The winery, which has existed since 1984, and the family’s home sits on land belonging to Lee Nalle’s family; her cousin runs the vineyard; and the Nalles buy some of their Zinfandel grapes from Lee’s mother, who owns property on which stubby, 73-year-old Zinfandel vines grow. “We’re squatters on my mother-in-law’s property,” Doug Nalle says, laughing.

The 2,400-square-foot winery building is shaped like a Quonset hut. It is covered with three feet of dirt on top, and rosemary plants cover the dirt. The arch’s interior is made of shotcrete, a form of concrete with extra rock in it.

The couple had the idea to build a sort of above-ground cave in 1990, to conserve energy.

It moderates the outside temperatures and creates a natural environment and a nice working atmosphere good for everything in the winemaking process except the storage of cardboard case boxes. They need no air conditioning or heat year-round.

Like other vintners, Nalle hand-sorts his fruit.

“I started sorting fruit in the ’70s when no one else was doing it,” he says. “Smaller wineries were doing it before larger ones because it was more feasible to do so in small amounts.”

For the Nalles, wine is a hand-crafted product. “We go out in the vineyard and help pick and sort since Zinfandel is such an odd duck and doesn’t ripen evenly,” Nalle says. “The more you can sort out, the better.”

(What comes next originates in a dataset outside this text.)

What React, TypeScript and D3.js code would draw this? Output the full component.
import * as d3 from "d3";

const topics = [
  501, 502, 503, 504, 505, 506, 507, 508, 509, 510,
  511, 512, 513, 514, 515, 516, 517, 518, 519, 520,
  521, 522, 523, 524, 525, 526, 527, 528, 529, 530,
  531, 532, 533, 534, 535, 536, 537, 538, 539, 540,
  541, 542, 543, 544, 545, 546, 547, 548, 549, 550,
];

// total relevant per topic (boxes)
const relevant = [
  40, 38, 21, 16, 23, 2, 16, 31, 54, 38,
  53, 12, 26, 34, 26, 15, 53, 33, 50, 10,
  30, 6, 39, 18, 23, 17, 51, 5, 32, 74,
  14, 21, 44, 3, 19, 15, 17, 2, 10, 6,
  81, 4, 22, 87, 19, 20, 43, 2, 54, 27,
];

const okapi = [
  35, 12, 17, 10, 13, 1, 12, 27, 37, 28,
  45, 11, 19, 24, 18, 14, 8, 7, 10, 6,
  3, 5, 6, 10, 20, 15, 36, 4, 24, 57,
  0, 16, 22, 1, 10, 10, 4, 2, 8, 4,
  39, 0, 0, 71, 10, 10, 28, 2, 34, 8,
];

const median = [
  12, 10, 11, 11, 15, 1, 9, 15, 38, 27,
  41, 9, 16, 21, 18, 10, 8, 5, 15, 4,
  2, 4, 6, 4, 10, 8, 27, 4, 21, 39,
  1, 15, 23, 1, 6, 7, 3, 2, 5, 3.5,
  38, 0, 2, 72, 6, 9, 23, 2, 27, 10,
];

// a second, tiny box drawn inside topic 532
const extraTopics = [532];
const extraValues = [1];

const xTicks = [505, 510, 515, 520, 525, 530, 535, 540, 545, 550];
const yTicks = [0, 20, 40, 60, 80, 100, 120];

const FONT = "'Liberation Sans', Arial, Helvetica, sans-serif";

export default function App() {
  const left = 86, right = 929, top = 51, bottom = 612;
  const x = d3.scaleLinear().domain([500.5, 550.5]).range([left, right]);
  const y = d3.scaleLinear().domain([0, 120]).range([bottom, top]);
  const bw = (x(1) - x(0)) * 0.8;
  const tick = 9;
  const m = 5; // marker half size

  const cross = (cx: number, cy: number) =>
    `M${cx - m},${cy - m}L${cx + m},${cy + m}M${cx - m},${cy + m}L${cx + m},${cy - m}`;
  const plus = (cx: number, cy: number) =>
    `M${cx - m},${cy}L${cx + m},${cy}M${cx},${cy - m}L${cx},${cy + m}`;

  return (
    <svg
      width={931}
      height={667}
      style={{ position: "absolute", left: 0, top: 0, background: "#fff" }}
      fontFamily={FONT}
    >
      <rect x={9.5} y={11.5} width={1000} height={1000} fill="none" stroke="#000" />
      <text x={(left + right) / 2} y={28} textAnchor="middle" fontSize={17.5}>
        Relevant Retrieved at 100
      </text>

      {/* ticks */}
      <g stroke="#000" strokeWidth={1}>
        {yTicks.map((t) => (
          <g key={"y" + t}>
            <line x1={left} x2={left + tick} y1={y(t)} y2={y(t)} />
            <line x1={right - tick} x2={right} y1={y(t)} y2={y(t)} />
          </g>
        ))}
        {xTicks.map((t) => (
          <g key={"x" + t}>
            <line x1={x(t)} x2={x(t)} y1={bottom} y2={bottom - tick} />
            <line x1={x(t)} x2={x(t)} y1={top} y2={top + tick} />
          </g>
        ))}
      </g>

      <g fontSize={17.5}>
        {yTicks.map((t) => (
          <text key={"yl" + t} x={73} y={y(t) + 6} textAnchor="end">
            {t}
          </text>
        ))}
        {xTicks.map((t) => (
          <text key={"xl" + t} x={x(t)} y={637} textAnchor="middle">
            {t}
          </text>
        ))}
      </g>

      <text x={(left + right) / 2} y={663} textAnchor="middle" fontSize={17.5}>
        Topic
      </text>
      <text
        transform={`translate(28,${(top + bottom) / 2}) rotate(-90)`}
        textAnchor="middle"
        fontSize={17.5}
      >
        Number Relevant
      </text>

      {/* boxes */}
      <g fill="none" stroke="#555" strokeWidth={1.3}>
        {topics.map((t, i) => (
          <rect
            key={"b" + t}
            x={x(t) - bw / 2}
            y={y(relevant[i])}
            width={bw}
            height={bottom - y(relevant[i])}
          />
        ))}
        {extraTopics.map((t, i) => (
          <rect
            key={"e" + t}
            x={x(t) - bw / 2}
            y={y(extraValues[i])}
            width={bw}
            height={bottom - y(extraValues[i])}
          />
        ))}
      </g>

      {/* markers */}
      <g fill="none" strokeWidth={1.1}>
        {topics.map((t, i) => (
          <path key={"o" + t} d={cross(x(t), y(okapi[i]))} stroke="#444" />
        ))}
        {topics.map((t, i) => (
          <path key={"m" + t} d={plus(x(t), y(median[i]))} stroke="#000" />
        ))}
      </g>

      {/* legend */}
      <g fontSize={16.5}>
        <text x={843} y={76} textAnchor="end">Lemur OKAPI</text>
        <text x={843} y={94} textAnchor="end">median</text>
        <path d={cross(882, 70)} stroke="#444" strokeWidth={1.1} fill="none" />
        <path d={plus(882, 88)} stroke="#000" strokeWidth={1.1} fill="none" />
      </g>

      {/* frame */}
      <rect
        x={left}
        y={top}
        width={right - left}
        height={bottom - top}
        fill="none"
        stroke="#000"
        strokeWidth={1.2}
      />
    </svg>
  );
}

Nalle Zinfandel is fermented in steel tanks with open tops rather than closed ones, a practice often associated with high-quality, small-batch production of red wine.

“Zinfandel ripens unevenly, so you’re always going to have raisins with high sugar, which means high alcohol,” Nalle says. “The open top helps you to lose a little of the alcohol.”

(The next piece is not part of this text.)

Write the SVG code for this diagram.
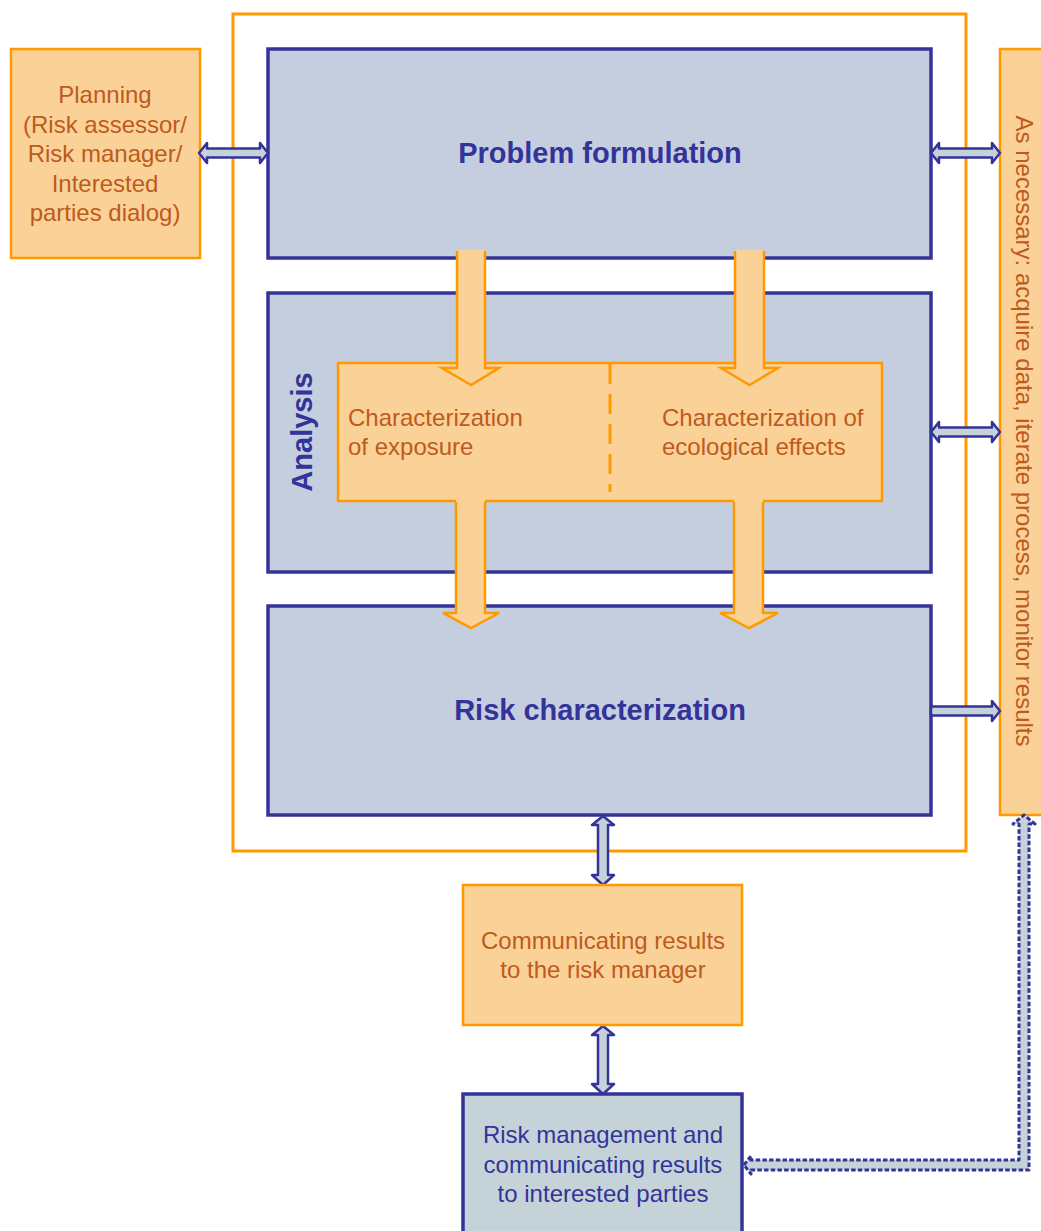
<svg xmlns="http://www.w3.org/2000/svg" width="1041" height="1231" viewBox="0 0 1041 1231">
<style>
.org{fill:#FAD298;stroke:#FF9900;stroke-width:2.5}
.blu{fill:#C5CEDF;stroke:#333399;stroke-width:3.5}
.frame{fill:none;stroke:#FF9900;stroke-width:3}
.ta{font-family:"Liberation Sans",Arial,sans-serif;font-size:24px;fill:#BF5A1E}
.tb{font-family:"Liberation Sans",Arial,sans-serif;font-size:24px;fill:#333399}
.tt{font-family:"Liberation Sans",Arial,sans-serif;font-size:29px;font-weight:bold;fill:#333399}
.conn{fill:#C5D3D8;stroke:#333399;stroke-width:2.5;stroke-linejoin:round}
.bigfill{fill:#FAD298;stroke:none}
.bigline{fill:none;stroke:#FF9900;stroke-width:2.5;stroke-linejoin:miter}
</style>
<rect width="1041" height="1231" fill="#FFFFFF"/>
<rect id="frame" class="frame" x="233" y="14" width="733" height="837"/>

<g id="planning">
<rect class="org" x="11" y="49" width="189" height="209"/>
<text class="ta" text-anchor="middle" x="105" y="103">Planning</text>
<text class="ta" text-anchor="middle" x="105" y="133">(Risk assessor/</text>
<text class="ta" text-anchor="middle" x="105" y="162">Risk manager/</text>
<text class="ta" text-anchor="middle" x="105" y="192">Interested</text>
<text class="ta" text-anchor="middle" x="105" y="221">parties dialog)</text>
</g>

<g id="as-necessary">
<rect class="org" x="1000" y="49" width="50" height="766"/>
<text class="ta" text-anchor="middle" transform="translate(1016,431) rotate(90)">As necessary: acquire data, iterate process, monitor results</text>
</g>

<g id="problem-formulation">
<rect class="blu" x="268" y="49" width="663" height="209"/>
<text class="tt" text-anchor="middle" x="600" y="163">Problem formulation</text>
</g>

<g id="analysis">
<rect class="blu" x="268" y="293" width="663" height="279"/>
<text class="tt" text-anchor="middle" transform="translate(312,432) rotate(-90)">Analysis</text>
</g>

<g id="risk-characterization">
<rect class="blu" x="268" y="606" width="663" height="209"/>
<text class="tt" text-anchor="middle" x="600" y="720">Risk characterization</text>
</g>

<g id="characterization">
<rect class="org" x="338" y="363" width="544" height="138"/>
<line x1="610" y1="364" x2="610" y2="492" stroke="#FF9900" stroke-width="3" stroke-dasharray="20 10"/>
<text class="ta" x="348" y="426">Characterization</text>
<text class="ta" x="348" y="455">of exposure</text>
<text class="ta" x="662" y="426">Characterization of</text>
<text class="ta" x="662" y="455">ecological effects</text>
</g>

<g id="connectors">
<!-- top big arrows -->
<path class="bigfill" d="M457,250 L485,250 L485,368 L499,368 L471,385 L442,368 L457,368 Z"/>
<path class="bigline" d="M457,251 L457,368 L442,368 L471,385 L499,368 L485,368 L485,251"/>
<path class="bigfill" d="M735,250 L764,250 L764,368 L778,368 L749.5,385 L721,368 L735,368 Z"/>
<path class="bigline" d="M735,251 L735,368 L721,368 L749.5,385 L778,368 L764,368 L764,251"/>
<!-- lower big arrows -->
<path class="bigfill" d="M456,498 L485,498 L485,613 L499,613 L471,628 L443,613 L456,613 Z"/>
<path class="bigline" d="M456,502 L456,613 L443,613 L471,628 L499,613 L485,613 L485,502"/>
<path class="bigfill" d="M734,498 L763,498 L763,613 L778,613 L749,628 L720,613 L734,613 Z"/>
<path class="bigline" d="M734,502 L734,613 L720,613 L749,628 L778,613 L763,613 L763,502"/>

<!-- hollow double arrows -->
<path class="conn" d="M199,153 L207,143 L207,148.5 L260,148.5 L260,143 L268,153 L260,163 L260,157.5 L207,157.5 L207,163 Z"/>
<path class="conn" d="M931,153 L939,143 L939,148.5 L992,148.5 L992,143 L1000,153 L992,163 L992,157.5 L939,157.5 L939,163 Z"/>
<path class="conn" d="M931,432 L939,422 L939,427.5 L992,427.5 L992,422 L1000,432 L992,442 L992,436.5 L939,436.5 L939,442 Z"/>
<path class="conn" d="M931,706.5 L992,706.5 L992,701 L1000,711 L992,721 L992,715.5 L931,715.5 Z"/>
<path class="conn" d="M603,816 L614,825 L608,825 L608,875 L614,875 L603,885 L592,875 L598,875 L598,825 L592,825 Z"/>
<path class="conn" d="M603,1026 L614,1035 L608,1035 L608,1084 L614,1084 L603,1094 L592,1084 L598,1084 L598,1035 L592,1035 Z"/>
<!-- dotted connector -->
<path d="M744,1165 L751,1156 L751,1160 L1019,1160 L1019,824 L1013,824 L1024,815 L1035,824 L1029,824 L1029,1170 L751,1170 L751,1174 Z" fill="#C5D3D8" stroke="#333399" stroke-width="3" stroke-dasharray="4.5 2.2" stroke-linejoin="round"/>
</g>

<g id="communicating">
<rect class="org" x="463" y="885" width="279" height="140"/>
<text class="ta" text-anchor="middle" x="603" y="949">Communicating results</text>
<text class="ta" text-anchor="middle" x="603" y="978">to the risk manager</text>
</g>

<g id="risk-management">
<rect x="463" y="1094" width="279" height="150" fill="#C5D3D9" stroke="#333399" stroke-width="3.5"/>
<text class="tb" text-anchor="middle" x="603" y="1143">Risk management and</text>
<text class="tb" text-anchor="middle" x="603" y="1173">communicating results</text>
<text class="tb" text-anchor="middle" x="603" y="1202">to interested parties</text>
</g>
</svg>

Nalle Zinfandel has an alcohol content of just below 14 percent, higher than almost all wines but lower than most Zinfandels.

The wine is aged 11 months in French oak barrels, sits in the bottle for six months, and is released in the spring, 18 months after harvest.

The Nalles’ wine, with a suggested retail price of $25 for a 750-milliliter standard bottle, is described by winetoday.com, among others, as an “elegant” Zinfandel, distinct from the high-alcohol, effusively fruity Zins that also are made in Napa and Sonoma these days.

“My goal is a balance of fruit and alcohol so that the wine is good now and perhaps 10 years out will still be good,” Nalle says.

Keeping the operation small is important, he says. “It’s a complete hands-on business from cradle to grave. The good news is as much freedom as possible,

from decision-making to working schedules. The bad news is there’s a minimal support system. There is zero tolerance for mistakes in quality. But I like the pressure of having to perform on a small scale.”

Would he consider growing into a bigger operation? Not only is there a limited supply of high-quality grapes to be had these days, but Nalle thinks things are good just the way they are.

“I’d want someone to tell me why we should get big if we’re controlling our quality, which we are, and our profit margins are good,” Nalle says.

The Nalles display a sense of humor and reject the pretension associated with high-end wines. Side labels on their bottles, designed by Sonoma County artist Bob Johnson, speak of “The Zin of Winemaking” and certain “Zin-Biotic Relationships” and caution, “Let He Who is Without Zin Pull the First Cork.”

“Wine shouldn’t be pretentious, but it doesn’t mean you can’t be serious about quality,” Nalle says. “We believe in cutting the pretentiousness out but giving people a serious, high-quality wine.”